杜平让:我现在这么画画,许多画家认为我吸收国外的东西。但是欧洲的、国外的画家看到我的画的第一反应就是传统的中国画,一看就是中国的。这一点上我就不用再去担忧了,无论别人怎么看,我都是传统的中国画。我这么一路往下走,跟西方的不一样,是东方的,是中国传统的。在中国画花鸟的画家中,我的绘画语言肯定是独特的,这应该是我比较模糊的终极目标。
冯国伟:做任何事,都是在对自己的目标不断修正的过程。人不可能预知未来,只能既定一个方向,有很多因素决定着能否实现自己的目标。
杜平让:这其中也有机遇运气,在适当的时候碰到适当的人,做了适当的事。
冯国伟:你在上海的创作似乎是一种自我隔离式的创作,没有交流吗?
杜平让:没有任何交流,上海就是这种氛围,大家就是隔离的。还有一个,我觉得我的花鸟画在上海是独一无二的。我画面里头西北人的大气、黄土高原的浑厚,又有色彩,细腻的东西也在其中,我的画在上海可以站得住脚。我不需要交流、吸取,在那种环境中生活,自然会吸取南方特有的那种细腻,自然会融入我的画中,这样更容易释放从小到大在大西北培养的情怀。

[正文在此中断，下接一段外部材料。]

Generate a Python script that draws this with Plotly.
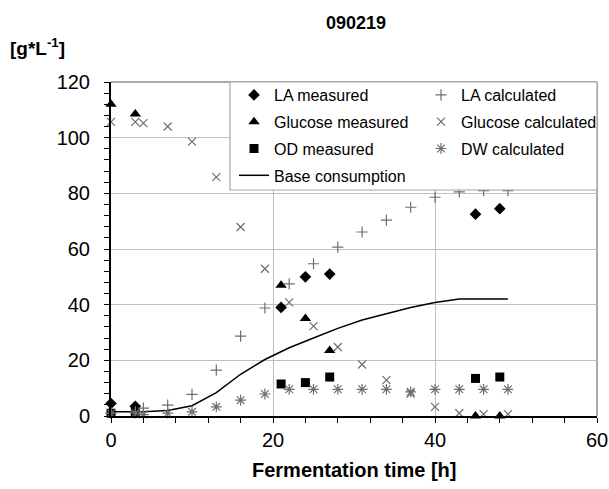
import plotly.graph_objects as go

# ---- data ----
t_meas = [0, 3, 21, 24, 27, 45, 48]
la_meas = [4.5, 3.5, 39, 50, 51, 72.5, 74.5]
glc_meas = [112, 108.5, 47, 35, 23.5, 0, 0]
od_meas = [1, 1.5, 11.5, 12, 14, 13.5, 14]

t_calc = [0, 3, 4, 7, 10, 13, 16, 19, 22, 25, 28, 31, 34, 37, 40, 43, 46, 49]
la_calc = [1, 1.5, 2.8, 3.9, 7.8, 16.5, 28.7, 38.8, 47.5, 54.7, 60.7, 66.1, 70.4, 75, 78.6, 80.5, 81, 81]
glc_calc = [105.7, 105.7, 105.2, 104, 98.6, 85.8, 67.9, 52.9, 40.8, 32.3, 24.8, 18.5, 12.9, 8.1, 3.3, 1, 0.7, 0.7]
dw_calc = [1, 1, 0.5, 1, 1.5, 3.3, 5.7, 7.9, 9.6, 9.6, 9.6, 9.6, 9.6, 8.7, 9.6, 9.6, 9.6, 9.6]
base_cons = [1.5, 1.5, 1.5, 2, 3.7, 8.4, 15, 20.3, 24.5, 28, 31.5, 34.5, 36.8, 39, 40.8, 42, 42, 42]

title_text = "090219"
x_title = "Fermentation time [h]"
y_title = "[g*L<sup>-1</sup>]"

FONT = "Liberation Sans, Arial, sans-serif"
GRAY = "#6e6e6e"

fig = go.Figure()

def add(name, x, y, legend, **kw):
    fig.add_trace(go.Scatter(x=x, y=y, name=name, legend=legend, legendgroup=name,
                             cliponaxis=False, **kw))

add("LA measured", t_meas, la_meas, "legend", mode="markers",
    marker=dict(symbol="diamond", size=9, color="black"))
add("Glucose measured", t_meas, glc_meas, "legend", mode="markers",
    marker=dict(symbol="triangle-up", size=10, color="black"))
add("OD measured", t_meas, od_meas, "legend", mode="markers",
    marker=dict(symbol="square", size=9, color="black"))
add("Base consumption", t_calc, base_cons, "legend", mode="lines",
    line=dict(color="black", width=1.5))
add("LA calculated", t_calc, la_calc, "legend2", mode="markers",
    marker=dict(symbol="cross-thin-open", size=8, color=GRAY, line=dict(color=GRAY, width=1.2)))
add("Glucose calculated", t_calc, glc_calc, "legend2", mode="markers",
    marker=dict(symbol="x-thin-open", size=8, color=GRAY, line=dict(color=GRAY, width=1.2)))
add("DW calculated", t_calc, dw_calc, "legend2", mode="markers",
    marker=dict(symbol="asterisk-open", size=9, color=GRAY, line=dict(color=GRAY, width=1.2)))

W, H = 609, 489
L, R, T, B = 111, 12, 82, 73
pw, ph = W - L - R, H - T - B

def px2x(p):
    return (p - L) / pw

def py2y(p):
    return (H - B - p) / ph

legend_common = dict(bgcolor="rgba(0,0,0,0)", borderwidth=0, orientation="v",
                     font=dict(family=FONT, size=16, color="black"),
                     tracegroupgap=3, xanchor="left", yanchor="top", itemclick=False)

fig.update_layout(
    template="none",
    width=W, height=H,
    margin=dict(l=L, r=R, t=T, b=B, autoexpand=False),
    paper_bgcolor="white", plot_bgcolor="white",
    font=dict(family=FONT, color="black"),
    showlegend=True,
    title=dict(text="<b>" + title_text + "</b>", x=px2x(356), xref="paper", xanchor="center",
               y=1 - 23 / H, yanchor="middle", font=dict(size=18, family=FONT)),
    legend=dict(x=px2x(234), y=py2y(78), **legend_common),
    legend2=dict(x=px2x(421), y=py2y(78), **legend_common),
    xaxis=dict(range=[0, 60], dtick=20, tick0=0, showgrid=True, gridcolor="#bfbfbf", gridwidth=1,
               zeroline=False, showline=True, linecolor="black", linewidth=2, automargin=False,
               ticks="outside", ticklen=5, tickcolor="black", tickwidth=1,
               tickfont=dict(size=20, family=FONT),
               minor=dict(dtick=4, ticks="outside", ticklen=5, tickcolor="black", showgrid=False)),
    yaxis=dict(range=[0, 120], dtick=20, tick0=0, showgrid=True, gridcolor="#bfbfbf", gridwidth=1,
               zeroline=False, showline=True, linecolor="black", linewidth=2, automargin=False,
               ticks="outside", ticklen=5, tickcolor="black", tickwidth=1,
               ticksuffix="\u2002",
               tickfont=dict(size=20, family=FONT),
               minor=dict(dtick=4, ticks="outside", ticklen=5, tickcolor="black", showgrid=False)),
    annotations=[
        dict(text="<b>" + x_title + "</b>", xref="paper", yref="paper", x=px2x(354), y=py2y(470),
             xanchor="center", yanchor="middle", showarrow=False, font=dict(size=20, family=FONT)),
        dict(text="<b>" + y_title + "</b>", xref="paper", yref="paper", x=px2x(8), y=py2y(47),
             xanchor="left", yanchor="middle", showarrow=False, font=dict(size=19, family=FONT)),
    ],
    shapes=[
        dict(type="line", xref="paper", yref="paper", x0=0, x1=1, y0=1, y1=1,
             line=dict(color="#8c8c8c", width=1.5), layer="below"),
        dict(type="line", xref="paper", yref="paper", x0=1, x1=1, y0=0, y1=1,
             line=dict(color="#8c8c8c", width=1.5), layer="below"),
        dict(type="rect", xref="paper", yref="paper", x0=px2x(230), x1=1, y0=py2y(190), y1=1,
             fillcolor="white", line=dict(color="#a6a6a6", width=1.2), layer="above"),
    ],
)

fig.write_html("out.html", config={"displayModeBar": False},
               post_script="document.body.style.margin='0px';")
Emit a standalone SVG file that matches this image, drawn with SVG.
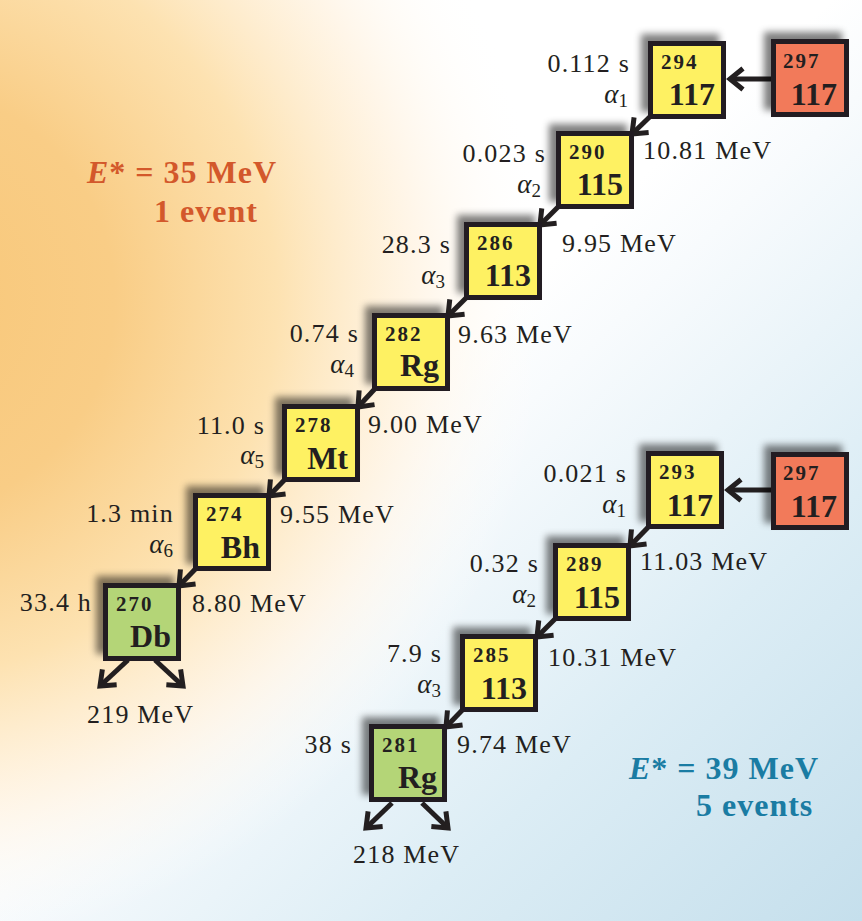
<svg xmlns="http://www.w3.org/2000/svg" width="862" height="921" viewBox="0 0 862 921">
<defs>
<linearGradient id="bg" gradientUnits="userSpaceOnUse" x1="0" y1="0" x2="862" y2="921">
<stop offset="0" stop-color="#FFFFFF"/>
<stop offset="0.45" stop-color="#FFFFFF"/>
<stop offset="0.52" stop-color="#F8FBFD"/>
<stop offset="0.75" stop-color="#DCEDF5"/>
<stop offset="1" stop-color="#C5DFEC"/>
</linearGradient>
<radialGradient id="og" gradientUnits="userSpaceOnUse" cx="-100" cy="300" r="650">
<stop offset="0" stop-color="#F8C778" stop-opacity="1"/>
<stop offset="0.33" stop-color="#F9CD86" stop-opacity="1"/>
<stop offset="0.58" stop-color="#FDE2B1" stop-opacity="1"/>
<stop offset="0.8" stop-color="#FFF4E4" stop-opacity="0.8"/>
<stop offset="1" stop-color="#FFFFFF" stop-opacity="0"/>
</radialGradient>
<filter id="sh" x="-30%" y="-30%" width="160%" height="160%">
<feGaussianBlur in="SourceAlpha" stdDeviation="3.5"/>
<feOffset dx="-7" dy="-7" result="b"/>
<feFlood flood-color="#000" flood-opacity="0.5"/>
<feComposite in2="b" operator="in"/>
<feMerge><feMergeNode/><feMergeNode in="SourceGraphic"/></feMerge>
</filter>
<marker id="ah" markerUnits="userSpaceOnUse" viewBox="-20 -15 26 30" refX="0" refY="0" markerWidth="26" markerHeight="30" orient="auto" overflow="visible">
<path d="M-13,-10.5 L0,0 L-13,10.5" fill="none" stroke="#231F20" stroke-width="5" stroke-linejoin="miter"/>
</marker>
<style>
.box{stroke:#231F20;stroke-width:5;filter:url(#sh)}
.y{fill:#FEF162}.r{fill:#F27A5A}.g{fill:#B4D577}
.num{font-family:"Liberation Serif",serif;font-weight:bold;font-size:21px;letter-spacing:2px;fill:#231F20}
.sym{font-family:"Liberation Serif",serif;font-weight:bold;font-size:32px;fill:#231F20;text-anchor:end}
.lbl{font-family:"Liberation Serif",serif;font-size:26px;letter-spacing:1.2px;fill:#231F20}
.t{text-anchor:end}
.al{font-family:"Liberation Serif",serif;font-size:27px;fill:#231F20;text-anchor:end}
.al .sub{font-size:19px;font-style:normal}
.es{font-family:"Liberation Serif",serif;font-weight:bold;font-size:32px;letter-spacing:1px}
.o{fill:#D3582B}.b{fill:#1A7CA3}
.arr{stroke:#231F20;stroke-width:5;fill:none;marker-end:url(#ah)}
</style>
</defs>
<rect x="0" y="0" width="862" height="921" fill="url(#bg)"/>
<rect x="0" y="0" width="862" height="921" fill="url(#og)"/>

<g id="connectors">
<line class="arr" x1="771" y1="79" x2="730" y2="79"/>
<line class="arr" x1="660" y1="107" x2="632" y2="134"/>
<line class="arr" x1="568" y1="197" x2="540" y2="225"/>
<line class="arr" x1="476" y1="288" x2="448" y2="316"/>
<line class="arr" x1="384" y1="379" x2="358" y2="407"/>
<line class="arr" x1="294" y1="470" x2="269" y2="496"/>
<line class="arr" x1="205" y1="559" x2="179" y2="586"/>
<line class="arr" x1="128" y1="660" x2="100" y2="686"/>
<line class="arr" x1="155" y1="660" x2="183" y2="686"/>
<line class="arr" x1="771" y1="490" x2="728" y2="490"/>
<line class="arr" x1="658" y1="517" x2="630" y2="546"/>
<line class="arr" x1="565" y1="609" x2="537" y2="637"/>
<line class="arr" x1="472" y1="700" x2="446" y2="727"/>
<line class="arr" x1="392" y1="803" x2="366" y2="828"/>
<line class="arr" x1="422" y1="803" x2="448" y2="828"/>
</g>

<g id="n297a"><rect class="box r" x="773.5" y="41.5" width="73" height="73"/><text class="num" x="783" y="68">297</text><text class="sym" x="837" y="105">117</text></g>
<g id="n294"><rect class="box y" x="650.5" y="43.5" width="73" height="73"/><text class="num" x="661" y="69">294</text><text class="sym" x="715" y="105">117</text></g>
<g id="n290"><rect class="box y" x="558.5" y="133.5" width="73" height="73"/><text class="num" x="569" y="159">290</text><text class="sym" x="623" y="195">115</text></g>
<g id="n286"><rect class="box y" x="466.5" y="224.5" width="73" height="73"/><text class="num" x="477" y="250">286</text><text class="sym" x="531" y="286">113</text></g>
<g id="n282"><rect class="box y" x="374.5" y="315.5" width="73" height="73"/><text class="num" x="385" y="341">282</text><text class="sym" x="439" y="376">Rg</text></g>
<g id="n278"><rect class="box y" x="284.5" y="406.5" width="73" height="73"/><text class="num" x="295" y="432">278</text><text class="sym" x="348" y="469">Mt</text></g>
<g id="n274"><rect class="box y" x="195.5" y="495.5" width="73" height="73"/><text class="num" x="206" y="521">274</text><text class="sym" x="260" y="558">Bh</text></g>
<g id="n270"><rect class="box g" x="105.5" y="585.5" width="73" height="73"/><text class="num" x="116" y="611">270</text><text class="sym" x="171" y="647">Db</text></g>

<g id="n297b"><rect class="box r" x="773.5" y="454.5" width="73" height="73"/><text class="num" x="783" y="480">297</text><text class="sym" x="837" y="517">117</text></g>
<g id="n293"><rect class="box y" x="648.5" y="453.5" width="73" height="73"/><text class="num" x="659" y="479">293</text><text class="sym" x="713" y="516">117</text></g>
<g id="n289"><rect class="box y" x="555.5" y="545.5" width="73" height="73"/><text class="num" x="566" y="571">289</text><text class="sym" x="620" y="608">115</text></g>
<g id="n285"><rect class="box y" x="462.5" y="636.5" width="73" height="73"/><text class="num" x="473" y="662">285</text><text class="sym" x="527" y="699">113</text></g>
<g id="n281"><rect class="box g" x="371.5" y="726.5" width="73" height="73"/><text class="num" x="382" y="752">281</text><text class="sym" x="437" y="788">Rg</text></g>

<g id="labels-upper">
<text class="lbl t" x="630" y="72">0.112 s</text>
<text class="al" x="628" y="103"><tspan font-style="italic">α</tspan><tspan class="sub" dy="4">1</tspan></text>
<text class="lbl" x="643" y="159">10.81 MeV</text>
<text class="lbl t" x="546" y="162">0.023 s</text>
<text class="al" x="541" y="193"><tspan font-style="italic">α</tspan><tspan class="sub" dy="4">2</tspan></text>
<text class="lbl" x="562" y="252">9.95 MeV</text>
<text class="lbl t" x="451" y="253">28.3 s</text>
<text class="al" x="445" y="284"><tspan font-style="italic">α</tspan><tspan class="sub" dy="4">3</tspan></text>
<text class="lbl" x="458" y="343">9.63 MeV</text>
<text class="lbl t" x="359" y="342">0.74 s</text>
<text class="al" x="354" y="373"><tspan font-style="italic">α</tspan><tspan class="sub" dy="4">4</tspan></text>
<text class="lbl" x="368" y="433">9.00 MeV</text>
<text class="lbl t" x="265" y="434">11.0 s</text>
<text class="al" x="264" y="464"><tspan font-style="italic">α</tspan><tspan class="sub" dy="4">5</tspan></text>
<text class="lbl" x="280" y="523">9.55 MeV</text>
<text class="lbl t" x="174" y="522">1.3 min</text>
<text class="al" x="173" y="553"><tspan font-style="italic">α</tspan><tspan class="sub" dy="4">6</tspan></text>
<text class="lbl" x="192" y="612">8.80 MeV</text>
<text class="lbl t" x="92" y="611">33.4 h</text>
<text class="lbl" x="87" y="723">219 MeV</text>
</g>

<g id="labels-lower">
<text class="lbl t" x="627" y="482">0.021 s</text>
<text class="al" x="626" y="513"><tspan font-style="italic">α</tspan><tspan class="sub" dy="4">1</tspan></text>
<text class="lbl" x="640" y="570">11.03 MeV</text>
<text class="lbl t" x="539" y="572">0.32 s</text>
<text class="al" x="536" y="603"><tspan font-style="italic">α</tspan><tspan class="sub" dy="4">2</tspan></text>
<text class="lbl" x="548" y="666">10.31 MeV</text>
<text class="lbl t" x="442" y="662">7.9 s</text>
<text class="al" x="441" y="693"><tspan font-style="italic">α</tspan><tspan class="sub" dy="4">3</tspan></text>
<text class="lbl" x="457" y="753">9.74 MeV</text>
<text class="lbl t" x="352" y="753">38 s</text>
<text class="lbl" x="353" y="863">218 MeV</text>
</g>

<g id="energy-35">
<text class="es o" x="87" y="183"><tspan font-style="italic">E</tspan>* = 35 MeV</text>
<text class="es o" x="154" y="222" letter-spacing="2.5">1 event</text>
</g>
<g id="energy-39">
<text class="es b" x="629" y="779"><tspan font-style="italic">E</tspan>* = 39 MeV</text>
<text class="es b" x="696" y="816" letter-spacing="2.5">5 events</text>
</g>
</svg>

(个人随想:我一直认为,理想中的对话不是简单的访谈,访谈者仅仅是作为一个引子出现,而任由被访谈者海阔天空。我认为,对话其实就是一种立体而深入的评论展开,它的空间凭籍双方的平等、自由、激烈的碰撞所产生的力量和深度构建。这一部分与杜平让的对话部分地实现了我的一些设想。)